In a health court system, liability would be based on a broad, national standard of care as opposed to a negligence standard which varies by state and by plaintiffs’ lawyer. Currently, doctors practice medicine by envisioning the worst-case scenario from a litigation perspective, rather than the scientifically justified scenario from a medical perspective. In a system of health care courts, unexpected outcomes would be recognized as such and physicians would be more likely to report them, thus expanding the body of medical reference. The health court system would also create specific guidelines for non-economic losses in order to normalize compensation throughout jurisdictions. Decreases in litigation costs and defensive medicine practices would lead to a significant reduction in health care costs, and improving the culture of medicine would increase our health care system’s efficiency.
There would be several legal requirements for such a system. First, the process should be mandatory for all potential claimants, no matter their age or the nature or cause of their alleged injury. Second, the right to recovery should be based on an scientifically justified standard of “avoidability”. Third, discovery processes should be fair and reasonable for individual claimants and designed to build a database benefiting the system as a whole. Finally, healthcare judgments should be reasoned and in writing so that they may be considered as precedent and reviewed, if necessary.
We have to start with state-level pilot programs, as suggested by President Obama. In New York, a world leader in medical research and care, several hospitals have expressed interest in participating in a pilot program. It should be pointed out that while the trial bar has been dismissive of the idea of health courts, a precedent for specialized arbitral or court tribunals can be found in a variety of areas including traffic violations, consumer claims of securities law violations, bankruptcy, tax and family matters, workers compensation, etc. [Some of these areas involve tribunals where plaintiffs can proceed without a lawyer and some claimants might be able to bring claims in a health care court system without a lawyer as well.]

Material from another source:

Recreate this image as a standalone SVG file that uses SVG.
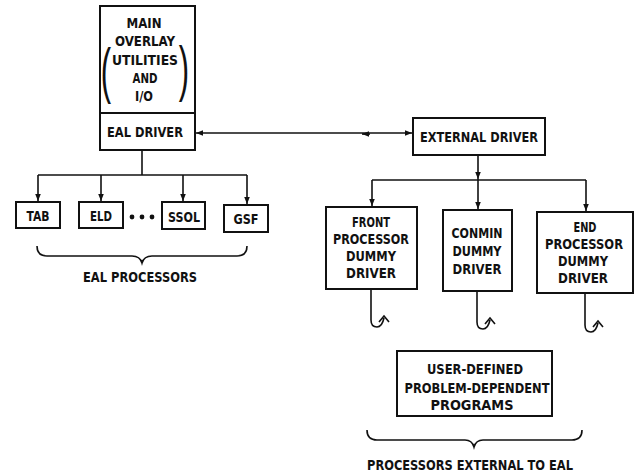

New York has made a tentative move toward alternative dispute resolution in the health care area with the concept of voluntary arbitration. However, a variety of statutory and other impediments have prevented the current law from providing helpful guidance for a full-scale pilot program. For example, cases involving children require actual litigation or the equivalent in an arbitration proceeding because of local laws limiting the right of minors to be bound by contract and to waive their right to litigation. (SeeCPLR Sec. 1209; Article 75-A.)
Health care tribunals could operate under an omnibus exemption from the restrictions of State law, where needed. The simple amendment of New York law to say, “Notwithstanding any other provision of this or any other Chapter …”, would make it possible to implement health care tribunals. The tribunals could be part of the New York State court system, with adjudicators similar to magistrates, with their own rules of procedure and appeal. Or, they could be established as independent tribunals similar to the arbitration and mediation services that exist today.
In either case, such a pilot program would improve medical justice in New York State, reduce litigation and health care costs, and provide empirical data upon which to measure its success.